-------- Provided data --------

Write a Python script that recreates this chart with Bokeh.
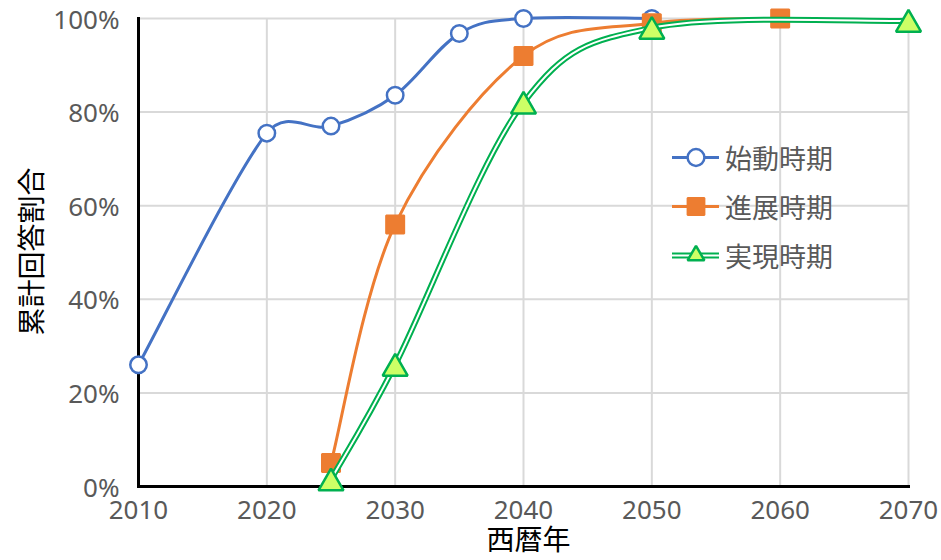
import numpy as np
from bokeh.plotting import figure
from bokeh.models import (FixedTicker, Legend, LegendItem, Range1d,
                          PrintfTickFormatter, ColumnDataSource)
from bokeh.transform import dodge
from bokeh.embed import file_html
from bokeh.resources import INLINE

# ---------------- data ----------------
series_names = ["始動時期", "進展時期", "実現時期"]

years_start = [2010, 2020, 2025, 2030, 2035, 2040, 2050]
share_start = [26, 75.5, 77, 83.6, 96.8, 100, 100]

years_progress = [2025, 2030, 2040, 2050, 2060]
share_progress = [5, 56, 92, 99, 100]

years_real = [2025, 2030, 2040, 2050, 2070]
share_real = [1.5, 26, 82, 98, 99.5]

x_ticks = [2010, 2020, 2030, 2040, 2050, 2060, 2070]
y_ticks = [0, 20, 40, 60, 80, 100]

x_title = "西暦年"
y_title = "累計回答割合"

# ---------------- styles ----------------
BLUE = "#4472C4"
ORANGE = "#ED7D31"
GREEN = "#00B050"
TRI_FILL = "#CCFF66"
GRID = "#D9D9D9"
TICK_COLOR = "#595959"
JP_FONT = "Noto Sans CJK JP"
NUM_FONT = "Noto Sans"

W, H = 941, 560
B_LEFT, B_RIGHT, B_TOP, B_BOTTOM = 123, 8, 4, 61
PX_X = 770 / 60.0     # pixels per year
PX_Y = 469 / 100.0    # pixels per percent


def smooth_segments(xs, ys, tension=1 / 6.0, cap=0.5):
    """Excel-like smoothed line: cubic Bezier segments (screen-space arms)."""
    x = np.asarray(xs, float) * PX_X
    y = np.asarray(ys, float) * PX_Y
    px = np.concatenate([[x[0]], x, [x[-1]]])
    py = np.concatenate([[y[0]], y, [y[-1]]])
    out = dict(x0=[], y0=[], x1=[], y1=[], cx0=[], cy0=[], cx1=[], cy1=[])
    for i in range(len(x) - 1):
        p0 = np.array([px[i], py[i]]); p1 = np.array([px[i + 1], py[i + 1]])
        p2 = np.array([px[i + 2], py[i + 2]]); p3 = np.array([px[i + 3], py[i + 3]])
        seg = np.hypot(*(p2 - p1))
        a1 = (p2 - p0) * tension
        a2 = (p3 - p1) * tension
        for a in (a1, a2):
            L = np.hypot(*a)
            if L > cap * seg and L > 0:
                a *= cap * seg / L
        c1 = p1 + a1
        c2 = p2 - a2
        out["x0"].append(p1[0] / PX_X); out["y0"].append(p1[1] / PX_Y)
        out["x1"].append(p2[0] / PX_X); out["y1"].append(p2[1] / PX_Y)
        out["cx0"].append(c1[0] / PX_X); out["cy0"].append(c1[1] / PX_Y)
        out["cx1"].append(c2[0] / PX_X); out["cy1"].append(c2[1] / PX_Y)
    return out


frame_w = W - B_LEFT - B_RIGHT
frame_h = H - B_TOP - B_BOTTOM
x0_px = 138 - B_LEFT               # 2010 sits 15px inside the frame
y0_px = 499 - 487                  # 0% sits 12px above frame bottom
x_start = x_ticks[0] - x0_px / PX_X
x_end = x_start + frame_w / PX_X
y_start = y_ticks[0] - y0_px / PX_Y
y_end = y_start + frame_h / PX_Y

p = figure(width=W, height=H, output_backend="svg", toolbar_location=None,
           x_range=Range1d(x_start, x_end), y_range=Range1d(y_start, y_end),
           min_border_left=B_LEFT, min_border_right=B_RIGHT,
           min_border_top=B_TOP, min_border_bottom=B_BOTTOM)
p.outline_line_color = None
p.background_fill_color = "white"
p.xgrid.visible = False
p.ygrid.visible = False

for ax in (p.xaxis[0], p.yaxis[0]):
    ax.axis_line_color = None
    ax.major_tick_line_color = None
    ax.minor_tick_line_color = None
    ax.major_tick_out = 0
    ax.major_tick_in = 0
    ax.minor_tick_out = 0
    ax.major_label_text_color = TICK_COLOR
    ax.major_label_text_font = NUM_FONT
    ax.major_label_text_font_size = "26px"
    ax.axis_label_text_font = JP_FONT
    ax.axis_label_text_font_size = "28px"
    ax.axis_label_text_font_style = "normal"
    ax.axis_label_text_color = "#000000"
p.xaxis.ticker = FixedTicker(ticks=x_ticks)
p.yaxis.ticker = FixedTicker(ticks=y_ticks)
p.yaxis.formatter = PrintfTickFormatter(format="%d%%")
p.xaxis.major_label_standoff = 2
p.yaxis.major_label_standoff = 4

p.yaxis.axis_label = y_title
p.yaxis.axis_label_standoff = 0
p.xaxis.axis_label = x_title
p.xaxis.axis_label_standoff = -4

# gridlines from tick arrays
p.segment(x0=x_ticks, y0=[y_ticks[0]] * len(x_ticks), x1=x_ticks,
          y1=[y_ticks[-1]] * len(x_ticks), line_color=GRID, line_width=2)
p.segment(x0=[x_ticks[0]] * len(y_ticks), y0=y_ticks, x1=[x_ticks[-1]] * len(y_ticks),
          y1=y_ticks, line_color=GRID, line_width=2)
# axis lines
p.segment(x0=[x_ticks[0], x_ticks[0]], y0=[y_ticks[0], y_ticks[0]],
          x1=[x_ticks[0], x_ticks[-1]], y1=[y_ticks[-1], y_ticks[0]],
          line_color="black", line_width=3, line_cap="square")

# series 1: 始動時期
s = smooth_segments(years_start, share_start)
r_b_line = p.bezier(line_color=BLUE, line_width=3, line_cap="round", **s)
r_b_pts = p.scatter(years_start, share_start, marker="circle", size=16.5,
                    fill_color="white", line_color=BLUE, line_width=2.5)

# series 2: 進展時期
s = smooth_segments(years_progress, share_progress)
r_o_line = p.bezier(line_color=ORANGE, line_width=3, line_cap="round", **s)
r_o_pts = p.scatter(years_progress, share_progress, marker="square", size=18,
                    fill_color=ORANGE, line_color=ORANGE, line_width=2)

# series 3: 実現時期 (double line)
s = smooth_segments(years_real, share_real)
r_g_line = p.bezier(line_color=GREEN, line_width=6, line_cap="round", **s)
r_g_inner = p.bezier(line_color="white", line_width=2, line_cap="round", **s)
TRI_SIZE = 25
tri_src = ColumnDataSource(dict(x=years_real, y=share_real))
# centre the triangle's bounding box on the value (like the spreadsheet marker)
tri_shift = -(TRI_SIZE * np.sqrt(3) / 2 / 6) / PX_Y
r_g_pts = p.scatter(x="x", y=dodge("y", tri_shift, range=p.y_range), source=tri_src,
                    marker="triangle", size=TRI_SIZE,
                    fill_color=TRI_FILL, line_color=GREEN, line_width=2.5)

legend = Legend(items=[
    LegendItem(label=series_names[0], renderers=[r_b_line, r_b_pts]),
    LegendItem(label=series_names[1], renderers=[r_o_line, r_o_pts]),
    LegendItem(label=series_names[2], renderers=[r_g_line, r_g_inner, r_g_pts]),
], location=(549, 222), glyph_width=47, glyph_height=42, spacing=7,
    label_standoff=6, padding=0, margin=0, border_line_color=None,
    background_fill_alpha=0, label_text_font=JP_FONT,
    label_text_font_size="27px", label_text_color=TICK_COLOR)
p.add_layout(legend)

open("out.html", "w").write(file_html(p, INLINE))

--------

*Stated problem:*
Go from the first line of the listing to the line holding "share_real = [1.5, 26, 82, 98, 99.5]" and, please, transcribe those lines exactly, both included, with no pictures.

*Worked answer:*
Write a Python script that recreates this chart with Bokeh.
import numpy as np
from bokeh.plotting import figure
from bokeh.models import (FixedTicker, Legend, LegendItem, Range1d,
                          PrintfTickFormatter, ColumnDataSource)
from bokeh.transform import dodge
from bokeh.embed import file_html
from bokeh.resources import INLINE

# ---------------- data ----------------
series_names = ["始動時期", "進展時期", "実現時期"]

years_start = [2010, 2020, 2025, 2030, 2035, 2040, 2050]
share_start = [26, 75.5, 77, 83.6, 96.8, 100, 100]

years_progress = [2025, 2030, 2040, 2050, 2060]
share_progress = [5, 56, 92, 99, 100]

years_real = [2025, 2030, 2040, 2050, 2070]
share_real = [1.5, 26, 82, 98, 99.5]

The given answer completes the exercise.